╔══
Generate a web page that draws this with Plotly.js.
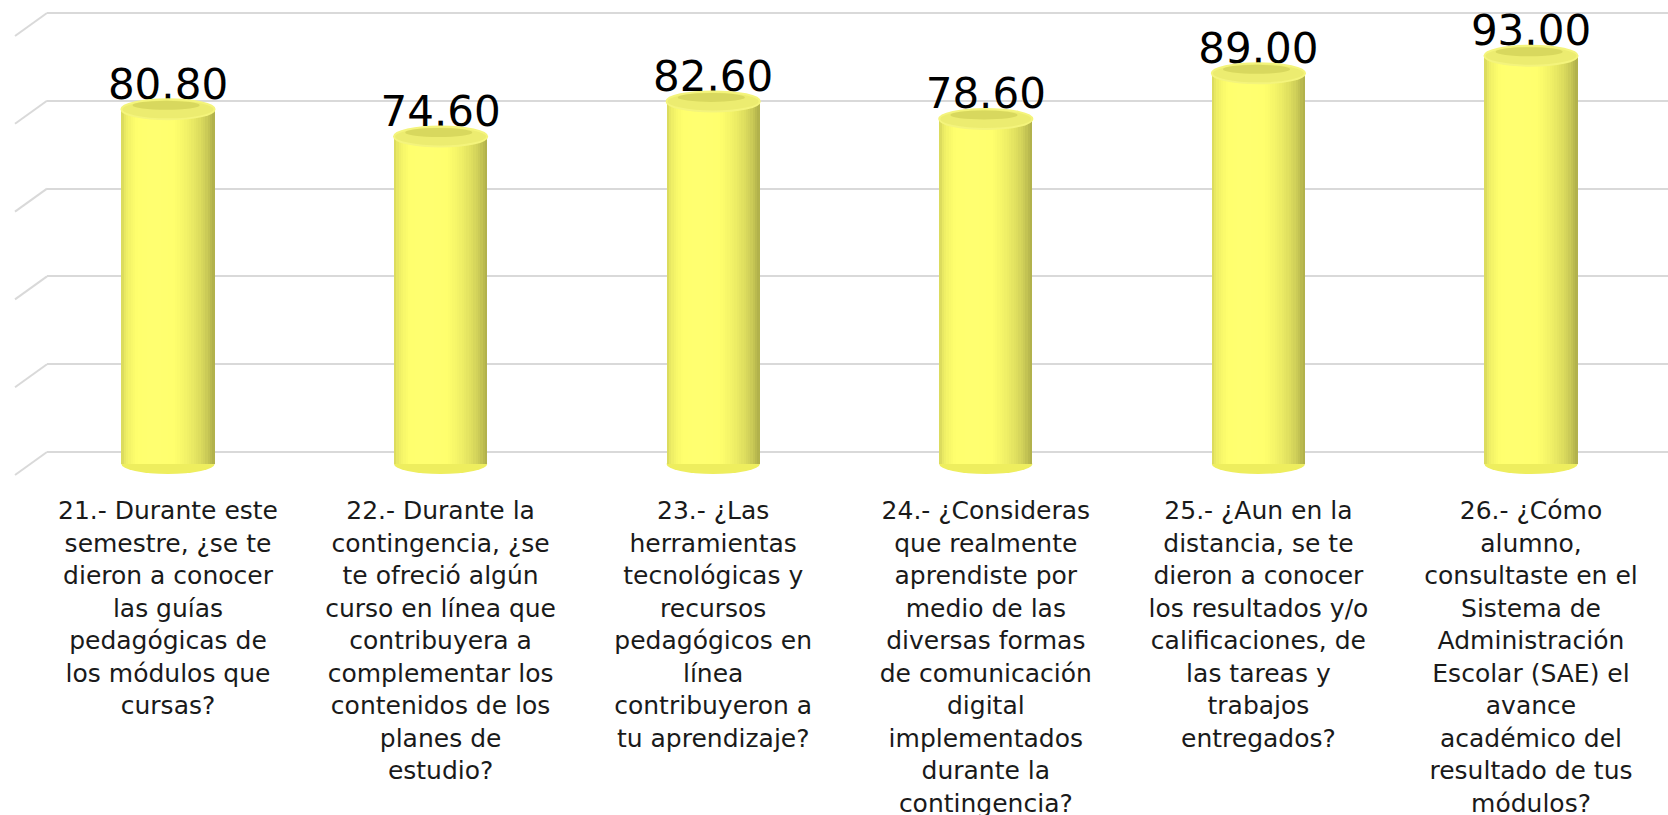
<!DOCTYPE html>
<html>
<head>
<meta charset="utf-8">
<script src="https://cdn.plot.ly/plotly-3.0.1.min.js"></script>
<style>
  html, body { margin: 0; padding: 0; background: #ffffff; }
  #chart { width: 1668px; height: 815px; }
</style>
</head>
<body>
<div id="chart"></div>
<script>
// ---- data ----
const questionLabels = [
  "21.- Durante este<br>semestre, ¿se te<br>dieron a conocer<br>las guías<br>pedagógicas de<br>los módulos que<br>cursas?",
  "22.- Durante la<br>contingencia, ¿se<br>te ofreció algún<br>curso en línea que<br>contribuyera a<br>complementar los<br>contenidos de los<br>planes de<br>estudio?",
  "23.- ¿Las<br>herramientas<br>tecnológicas y<br>recursos<br>pedagógicos en<br>línea<br>contribuyeron a<br>tu aprendizaje?",
  "24.- ¿Consideras<br>que realmente<br>aprendiste por<br>medio de las<br>diversas formas<br>de comunicación<br>digital<br>implementados<br>durante la<br>contingencia?",
  "25.- ¿Aun en la<br>distancia, se te<br>dieron a conocer<br>los resultados y/o<br>calificaciones, de<br>las tareas y<br>trabajos<br>entregados?",
  "26.- ¿Cómo<br>alumno,<br>consultaste en el<br>Sistema de<br>Administración<br>Escolar (SAE) el<br>avance<br>académico del<br>resultado de tus<br>módulos?"
];
const scores = [80.80, 74.60, 82.60, 78.60, 89.00, 93.00];
const gridValues = [0, 20, 40, 60, 80, 100];

// ---- geometry / style constants ----
const W = 1668, H = 815;
const plotBottom = 493;      // px from top where plot area ends
const ppu = 4.39;            // pixels per value unit
const barFloor = 464;        // px of value 0 for the cylinders (front)
const gridFloor = 452;       // px of value 0 for the back wall
const xLeftPx = 47;          // back wall starts here
const firstCenter = 168, spacing = 272.6;
const barW = 0.342;          // in category units
const capH = 10 / ppu;       // half height of ellipse caps (value units)
const depthPx = 23, depthXpx = 32;

const idx = scores.map((_, i) => i);
const yRange = [-(plotBottom - barFloor) / ppu, barFloor / ppu];
const y2Range = [-(plotBottom - gridFloor) / ppu, gridFloor / ppu];
const xRange = [(xLeftPx - firstCenter) / spacing, (W - firstCenter) / spacing];

// cylinder shading stripes
const N = 40;
const traces = [];
for (let s = 0; s < N; s++) {
  const t = (s + 0.5) / N;
  const a = Math.asin(2 * t - 1);
  const f = 0.68 + 0.32 * Math.max(0, Math.cos(a + 0.3));
  const r = Math.round(Math.min(255, 262 * f));
  const g = Math.round(Math.min(255, 262 * f));
  const b = Math.round(Math.min(255, 112 * f));
  const stripeW = barW / N;
  traces.push({
    type: 'bar', x: idx, y: scores,
    width: s < N - 1 ? stripeW * 1.6 : stripeW,
    offset: -barW / 2 + s * stripeW,
    marker: { color: `rgb(${r},${g},${b})`, line: { width: 0 } },
    hoverinfo: 'skip', showlegend: false
  });
}
// value labels
traces.push({
  type: 'scatter', mode: 'text', x: idx, y: scores,
  text: scores.map(v => v.toFixed(2)),
  textposition: 'top center',
  textfont: { family: 'DejaVu Sans', size: 42, color: '#000000' },
  hoverinfo: 'skip', showlegend: false, cliponaxis: false
});
// invisible trace to carry the back-wall axis
traces.push({
  type: 'scatter', mode: 'markers', x: idx, y: scores, yaxis: 'y2',
  marker: { opacity: 0 }, hoverinfo: 'skip', showlegend: false
});

const shapes = [];
// back wall floor diagonals
gridValues.forEach(v => {
  shapes.push({
    type: 'line', xref: 'paper', yref: 'y2', layer: 'below',
    x0: (xLeftPx - depthXpx) / W, y0: v - depthPx / ppu,
    x1: xLeftPx / W, y1: v,
    line: { color: '#d9d9d9', width: 2 }
  });
});
// cylinder caps
scores.forEach((v, i) => {
  shapes.push({
    type: 'circle', xref: 'x', yref: 'y', layer: 'between',
    x0: i - barW / 2, x1: i + barW / 2, y0: -capH, y1: capH,
    fillcolor: '#eeee5e', line: { width: 0 }
  });
  shapes.push({
    type: 'circle', xref: 'x', yref: 'y', layer: 'above',
    x0: i - barW / 2, x1: i + barW / 2, y0: v - capH, y1: v + capH,
    fillcolor: '#ecec70', line: { color: '#f4f47c', width: 2 }
  });
  shapes.push({
    type: 'circle', xref: 'x', yref: 'y', layer: 'above',
    x0: i - barW * 0.38, x1: i + barW * 0.34, y0: v - capH * 0.05, y1: v + capH * 0.85,
    fillcolor: '#d8d85e', line: { width: 0 }
  });
});

const layout = {
  width: W, height: H,
  margin: { l: 0, r: 0, t: 0, b: H - plotBottom, pad: 0 },
  paper_bgcolor: '#ffffff', plot_bgcolor: 'rgba(0,0,0,0)',
  barmode: 'overlay', bargap: 0,
  showlegend: false, hovermode: false,
  font: { family: 'DejaVu Sans', color: '#000000' },
  xaxis: {
    domain: [xLeftPx / W, 1], range: xRange, type: 'linear',
    tickmode: 'array', tickvals: idx, ticktext: questionLabels,
    tickangle: 0, ticks: '', showgrid: false, zeroline: false, showline: false,
    tickfont: { family: 'DejaVu Sans', size: 25, color: '#1a1a1a' },
    automargin: false, fixedrange: true
  },
  yaxis: {
    range: yRange, visible: false, showgrid: false, zeroline: false, fixedrange: true
  },
  yaxis2: {
    range: y2Range, overlaying: 'y', side: 'left',
    tickmode: 'array', tickvals: gridValues, showticklabels: false, ticks: '',
    showgrid: true, gridcolor: '#d9d9d9', gridwidth: 2,
    zeroline: false, showline: false, fixedrange: true
  },
  shapes: shapes
};

Plotly.newPlot('chart', traces, layout, { displayModeBar: false, staticPlot: true });
</script>
</body>
</html>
╚══
WORK TO COMPLETE
Your task is to repeat the material above exactly, without its pictures.

REPLY TO THE EXERCISE
Generate a web page that draws this with Plotly.js.
<!DOCTYPE html>
<html>
<head>
<meta charset="utf-8">
<script src="https://cdn.plot.ly/plotly-3.0.1.min.js"></script>
<style>
  html, body { margin: 0; padding: 0; background: #ffffff; }
  #chart { width: 1668px; height: 815px; }
</style>
</head>
<body>
<div id="chart"></div>
<script>
// ---- data ----
const questionLabels = [
  "21.- Durante este<br>semestre, ¿se te<br>dieron a conocer<br>las guías<br>pedagógicas de<br>los módulos que<br>cursas?",
  "22.- Durante la<br>contingencia, ¿se<br>te ofreció algún<br>curso en línea que<br>contribuyera a<br>complementar los<br>contenidos de los<br>planes de<br>estudio?",
  "23.- ¿Las<br>herramientas<br>tecnológicas y<br>recursos<br>pedagógicos en<br>línea<br>contribuyeron a<br>tu aprendizaje?",
  "24.- ¿Consideras<br>que realmente<br>aprendiste por<br>medio de las<br>diversas formas<br>de comunicación<br>digital<br>implementados<br>durante la<br>contingencia?",
  "25.- ¿Aun en la<br>distancia, se te<br>dieron a conocer<br>los resultados y/o<br>calificaciones, de<br>las tareas y<br>trabajos<br>entregados?",
  "26.- ¿Cómo<br>alumno,<br>consultaste en el<br>Sistema de<br>Administración<br>Escolar (SAE) el<br>avance<br>académico del<br>resultado de tus<br>módulos?"
];
const scores = [80.80, 74.60, 82.60, 78.60, 89.00, 93.00];
const gridValues = [0, 20, 40, 60, 80, 100];

// ---- geometry / style constants ----
const W = 1668, H = 815;
const plotBottom = 493;      // px from top where plot area ends
const ppu = 4.39;            // pixels per value unit
const barFloor = 464;        // px of value 0 for the cylinders (front)
const gridFloor = 452;       // px of value 0 for the back wall
const xLeftPx = 47;          // back wall starts here
const firstCenter = 168, spacing = 272.6;
const barW = 0.342;          // in category units
const capH = 10 / ppu;       // half height of ellipse caps (value units)
const depthPx = 23, depthXpx = 32;

const idx = scores.map((_, i) => i);
const yRange = [-(plotBottom - barFloor) / ppu, barFloor / ppu];
const y2Range = [-(plotBottom - gridFloor) / ppu, gridFloor / ppu];
const xRange = [(xLeftPx - firstCenter) / spacing, (W - firstCenter) / spacing];

// cylinder shading stripes
const N = 40;
const traces = [];
for (let s = 0; s < N; s++) {
  const t = (s + 0.5) / N;
  const a = Math.asin(2 * t - 1);
  const f = 0.68 + 0.32 * Math.max(0, Math.cos(a + 0.3));
  const r = Math.round(Math.min(255, 262 * f));
  const g = Math.round(Math.min(255, 262 * f));
  const b = Math.round(Math.min(255, 112 * f));
  const stripeW = barW / N;
  traces.push({
    type: 'bar', x: idx, y: scores,
    width: s < N - 1 ? stripeW * 1.6 : stripeW,
    offset: -barW / 2 + s * stripeW,
    marker: { color: `rgb(${r},${g},${b})`, line: { width: 0 } },
    hoverinfo: 'skip', showlegend: false
  });
}
// value labels
traces.push({
  type: 'scatter', mode: 'text', x: idx, y: scores,
  text: scores.map(v => v.toFixed(2)),
  textposition: 'top center',
  textfont: { family: 'DejaVu Sans', size: 42, color: '#000000' },
  hoverinfo: 'skip', showlegend: false, cliponaxis: false
});
// invisible trace to carry the back-wall axis
traces.push({
  type: 'scatter', mode: 'markers', x: idx, y: scores, yaxis: 'y2',
  marker: { opacity: 0 }, hoverinfo: 'skip', showlegend: false
});

const shapes = [];
// back wall floor diagonals
gridValues.forEach(v => {
  shapes.push({
    type: 'line', xref: 'paper', yref: 'y2', layer: 'below',
    x0: (xLeftPx - depthXpx) / W, y0: v - depthPx / ppu,
    x1: xLeftPx / W, y1: v,
    line: { color: '#d9d9d9', width: 2 }
  });
});
// cylinder caps
scores.forEach((v, i) => {
  shapes.push({
    type: 'circle', xref: 'x', yref: 'y', layer: 'between',
    x0: i - barW / 2, x1: i + barW / 2, y0: -capH, y1: capH,
    fillcolor: '#eeee5e', line: { width: 0 }
  });
  shapes.push({
    type: 'circle', xref: 'x', yref: 'y', layer: 'above',
    x0: i - barW / 2, x1: i + barW / 2, y0: v - capH, y1: v + capH,
    fillcolor: '#ecec70', line: { color: '#f4f47c', width: 2 }
  });
  shapes.push({
    type: 'circle', xref: 'x', yref: 'y', layer: 'above',
    x0: i - barW * 0.38, x1: i + barW * 0.34, y0: v - capH * 0.05, y1: v + capH * 0.85,
    fillcolor: '#d8d85e', line: { width: 0 }
  });
});

const layout = {
  width: W, height: H,
  margin: { l: 0, r: 0, t: 0, b: H - plotBottom, pad: 0 },
  paper_bgcolor: '#ffffff', plot_bgcolor: 'rgba(0,0,0,0)',
  barmode: 'overlay', bargap: 0,
  showlegend: false, hovermode: false,
  font: { family: 'DejaVu Sans', color: '#000000' },
  xaxis: {
    domain: [xLeftPx / W, 1], range: xRange, type: 'linear',
    tickmode: 'array', tickvals: idx, ticktext: questionLabels,
    tickangle: 0, ticks: '', showgrid: false, zeroline: false, showline: false,
    tickfont: { family: 'DejaVu Sans', size: 25, color: '#1a1a1a' },
    automargin: false, fixedrange: true
  },
  yaxis: {
    range: yRange, visible: false, showgrid: false, zeroline: false, fixedrange: true
  },
  yaxis2: {
    range: y2Range, overlaying: 'y', side: 'left',
    tickmode: 'array', tickvals: gridValues, showticklabels: false, ticks: '',
    showgrid: true, gridcolor: '#d9d9d9', gridwidth: 2,
    zeroline: false, showline: false, fixedrange: true
  },
  shapes: shapes
};

Plotly.newPlot('chart', traces, layout, { displayModeBar: false, staticPlot: true });
</script>
</body>
</html>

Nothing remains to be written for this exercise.